- Born: c. 1813 Ireland (per 1860 Census)
- Disappeared: 1862 (aged 49) Fremont Island, Utah Territory, U.S.
- Status: Disappeared; fate unknown
- Other name: Grave Robber of Salt Lake City
- Occupation: Gravedigger

= Jean Baptiste (grave robber) =

19th-century gravedigger and grave robber in Utah Territory

Jean Baptiste (c. 1813 – disappeared 1862) was a grave robber in the Utah Territory during the mid-19th century. While employed as a city gravedigger in Salt Lake City, he desecrated an estimated 300 graves before his discovery in 1862. His crimes, which involved wearing the clothing of the deceased and hoarding stolen funeral goods, led to his exile to a remote island in the Great Salt Lake, from which he disappeared and was never recovered.

== Early life ==
Jean Baptiste's early life is poorly documented. The 1860 United States census lists his birth year as 1813 and his birthplace as Ireland, though contemporary accounts frequently speculated he was French or Italian. In the mid-1850s, he lived in Victoria, Australia, during the gold rush. While there, he encountered missionaries from The Church of Jesus Christ of Latter-day Saints (LDS Church) and converted to the faith. He reportedly donated property for a chapel used by missionaries in Australia.

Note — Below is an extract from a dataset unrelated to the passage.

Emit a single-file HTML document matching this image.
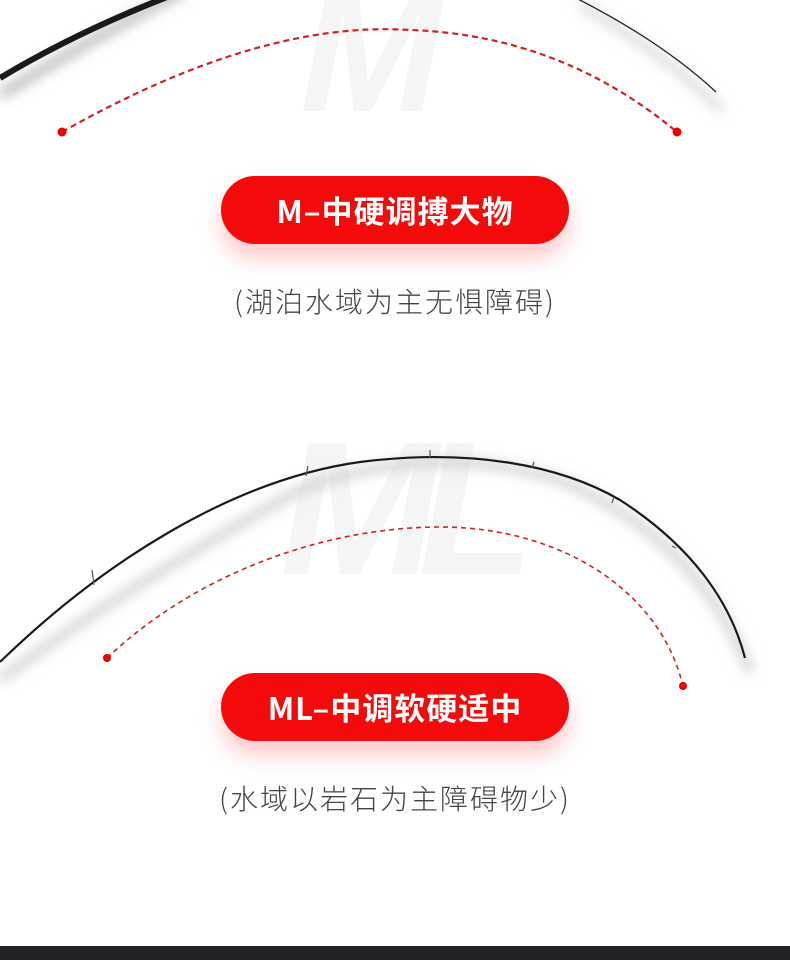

In 1855, he boarded the ship Tarkania for California; after the vessel was scuttled in Hawaii, he worked as a teacher in Honolulu before reaching San Francisco in 1856. He settled in Salt Lake City in 1859 and was employed as a gravedigger for the city cemetery. He lived with his wife, Maria, who later claimed she had no knowledge of his criminal activities.

== Discovery of crimes ==
In January 1862, police officer Henry Heath personally purchased burial clothing for the interment of an outlaw named Moroni Clawson. When Clawson's body was later exhumed by his brother George, it was discovered to have been stripped of its burial clothes, raising suspicions of grave robbery.

Heath and cemetery sexton J. C. Little began an investigation and searched Baptiste's home. To ensure legal procedure, Heath sought direction from Probate Judge Elias Smith, who oversaw the subsequent search of the residence. Investigators discovered boxes containing approximately 60 pairs of children's shoes, a dozen pairs of men's shoes, funeral shrouds, and infant clothing. Baptiste was found to be wearing the burial suits of the deceased and using wood from stolen coffins as fuel for his fireplace. He specifically targeted the graves of children and the wealthy due to the quality of their clothing.

When confronted, Baptiste confessed. He admitted to similar grave robberies while living in Australia and estimated he had robbed as many as 300 graves in Salt Lake City over three and a half years. While families attempted to identify the recovered items at the courthouse, most of the clothing was eventually placed in a large box and buried in a single communal grave at the cemetery.

== Exile and disappearance ==
To prevent mob violence, LDS Church President Brigham Young addressed the community and reassured them that the thefts would not affect the resurrection. Young proposed exile, suggesting that families could reclaim remains if they wished, though he emphasized it was not necessary.

City officials secretly transported Baptiste to Antelope Island, but later moved him to the more isolated Fremont Island. According to local folklore, his ears were severed and his forehead was branded with the words "For Robbing the Dead" before his banishment, though these claims are not supported by the primary judicial record.

Three weeks after his exile, cattle herders on Fremont Island found that Baptiste had killed a heifer for food and leather and dismantled a cabin, presumably to build a raft. Historians at the Utah Division of State History primarily theorize that Baptiste attempted to cross to the mainland but drowned in the Great Salt Lake. An alternative theory suggests he successfully reached the northern shore and fled to mining camps in the Montana Territory or Idaho Territory.

In March 1893, hunters near the Jordan River discovered a skeleton with an iron shackle around its leg, leading to rumors of his death; however, Henry Heath confirmed Baptiste was never shackled, suggesting the remains belonged to an unrelated individual.

== Legacy ==
Baptiste's story is a persistent subject of regional folklore. In these narratives, his spirit is often described as a figure haunting the southern shores of the Great Salt Lake while carrying a bundle of burial clothes. His life was dramatized in the 2011 film Redemption: For Robbing the Dead, directed by Brigham Young University professor Tom Russell.